Citigroup Inc reported a 26% drop in fourth-quarter profit on Friday, reeling from weakness at its consumer banking arm and a surge in expenses driven by costs stemming from the exit of its retail businesses in Asia.
The lender has been shedding the last of its consumer businesses outside of the United States as part of a "strategy refresh" started by Chief Executive Officer Jane Fraser, who took the helm in March.
It has also spent more in the past few quarters to fix issues regulators identified in its controls systems, leading to questions from investors on how much money and time the remedies will require.
In the fourth quarter, the bank's operating expenses surged 18% mainly due to costs tied to the exit of retail banking operations in South Korea, a move announced in October.
The bank said this week it would wind down its massive consumer bank in Mexico and earlier on Friday announced the sale of its retail arms in Indonesia, Malaysia, Thailand and Vietnam to Singapore-based lender United Overseas Bank.
Its costs have also risen due to a battle for talent on Wall Street that has prompted global banks to offer perks like higher pay and bonuses.
"We have seen some pressure in what one has to pay to attract talent," Chief Financial Officer Mark Mason said on a post-earnings call.
The higher costs pushed down bank's profit to $3.2 billion, or $1.46 per share, in the quarter ended 31 December, from $4.3 billion, or $1.92 per share, a year earlier.
The profit drop had sent the company's shares down as much as 3.5%, but they pared some of the losses after CFO Mason said that the company planned to resume share buybacks.
Citi had suspended buybacks in the fourth quarter to build capital ahead of charges for the Korea exit and the impact of a new rule on capital for derivatives risk.
Excluding the hit from Asia divestitures, the bank earned a profit of $1.99 per share. Analysts on average had expected a profit of $1.38 per share, according to Refinitiv IBES data.
Its global consumer banking revenue dropped 6% as holders of Citi-branded credit cards in North America paid down card balances, denying it interest income.
"Spending rates have picked up, which is good, but we have to see that materialize into average interest-earning balances which means payment rates have to normalize," Mason said.
Revenue from Treasury and Trade Solutions, generally considered Citigroup's strongest corporate business, was down 1% due to low interest rates.
The bank's overall net interest income (NII) was flat year-over-year at $10.82 billion as borrowing from corporations stayed flat. But NII from the bank's basic lending business outside of markets rose 0.6%.

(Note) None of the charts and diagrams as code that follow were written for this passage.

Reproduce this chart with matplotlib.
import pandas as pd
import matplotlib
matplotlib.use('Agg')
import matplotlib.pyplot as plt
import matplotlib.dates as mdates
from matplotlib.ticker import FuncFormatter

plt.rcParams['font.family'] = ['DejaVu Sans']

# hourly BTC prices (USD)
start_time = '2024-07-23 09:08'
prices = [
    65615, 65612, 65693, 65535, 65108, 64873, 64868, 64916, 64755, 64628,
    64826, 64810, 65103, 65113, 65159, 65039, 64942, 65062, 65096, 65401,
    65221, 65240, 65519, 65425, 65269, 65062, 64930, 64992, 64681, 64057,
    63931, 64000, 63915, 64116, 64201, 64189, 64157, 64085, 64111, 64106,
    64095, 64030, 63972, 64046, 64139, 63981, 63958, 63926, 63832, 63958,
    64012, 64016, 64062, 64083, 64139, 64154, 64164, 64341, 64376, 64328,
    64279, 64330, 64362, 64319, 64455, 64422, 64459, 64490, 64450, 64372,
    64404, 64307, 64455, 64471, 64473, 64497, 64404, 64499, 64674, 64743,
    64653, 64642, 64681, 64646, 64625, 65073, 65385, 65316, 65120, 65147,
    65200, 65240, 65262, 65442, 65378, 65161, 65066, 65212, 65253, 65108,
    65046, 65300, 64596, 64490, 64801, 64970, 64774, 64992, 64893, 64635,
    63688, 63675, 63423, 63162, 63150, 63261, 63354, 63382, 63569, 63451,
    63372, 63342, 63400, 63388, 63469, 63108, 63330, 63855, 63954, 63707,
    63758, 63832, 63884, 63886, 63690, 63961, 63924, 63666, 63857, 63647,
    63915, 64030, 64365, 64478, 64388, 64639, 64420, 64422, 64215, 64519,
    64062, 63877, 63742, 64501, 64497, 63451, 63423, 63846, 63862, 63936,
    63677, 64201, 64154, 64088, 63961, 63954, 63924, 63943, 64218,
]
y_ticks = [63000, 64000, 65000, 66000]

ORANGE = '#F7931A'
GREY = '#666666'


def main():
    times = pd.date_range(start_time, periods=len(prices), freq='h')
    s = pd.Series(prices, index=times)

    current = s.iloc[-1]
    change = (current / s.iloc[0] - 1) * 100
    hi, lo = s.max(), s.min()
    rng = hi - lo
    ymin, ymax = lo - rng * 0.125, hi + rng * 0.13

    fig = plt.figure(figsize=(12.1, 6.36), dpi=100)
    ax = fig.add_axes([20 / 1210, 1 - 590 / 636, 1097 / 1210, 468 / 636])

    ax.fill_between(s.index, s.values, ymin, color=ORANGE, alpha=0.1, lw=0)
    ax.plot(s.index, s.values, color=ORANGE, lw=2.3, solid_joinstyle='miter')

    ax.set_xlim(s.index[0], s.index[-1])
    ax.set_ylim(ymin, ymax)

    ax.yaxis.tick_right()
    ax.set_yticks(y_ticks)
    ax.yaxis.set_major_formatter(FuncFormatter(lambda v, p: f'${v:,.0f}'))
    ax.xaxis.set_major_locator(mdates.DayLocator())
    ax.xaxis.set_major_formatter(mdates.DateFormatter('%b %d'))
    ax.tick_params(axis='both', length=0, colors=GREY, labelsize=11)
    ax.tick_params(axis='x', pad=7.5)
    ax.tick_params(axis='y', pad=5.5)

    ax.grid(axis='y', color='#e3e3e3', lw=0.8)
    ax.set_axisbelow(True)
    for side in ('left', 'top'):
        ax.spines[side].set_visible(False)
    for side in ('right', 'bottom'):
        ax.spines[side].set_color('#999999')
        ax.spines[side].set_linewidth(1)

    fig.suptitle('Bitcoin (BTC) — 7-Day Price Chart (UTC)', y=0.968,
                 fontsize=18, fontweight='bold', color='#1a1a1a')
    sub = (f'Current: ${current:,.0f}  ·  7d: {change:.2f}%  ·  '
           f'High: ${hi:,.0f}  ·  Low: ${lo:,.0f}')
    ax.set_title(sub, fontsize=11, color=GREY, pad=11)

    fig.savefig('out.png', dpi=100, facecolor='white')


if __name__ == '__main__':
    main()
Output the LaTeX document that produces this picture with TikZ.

Net interest margin, which measures the difference between what Citigroup pays for money and earns from loans and securities, declined to 1.98% from 2.06% a year earlier.
A bright spot during the quarter was the bank's investment banking business, which posted a 43% jump in revenue.
Total revenue increased 1% from a year earlier to $17 billion.
Wall Street peers JPMorgan Chase & Co and Wells Fargo & Co also reported results on Friday, with their profits comfortably beating consensus estimates.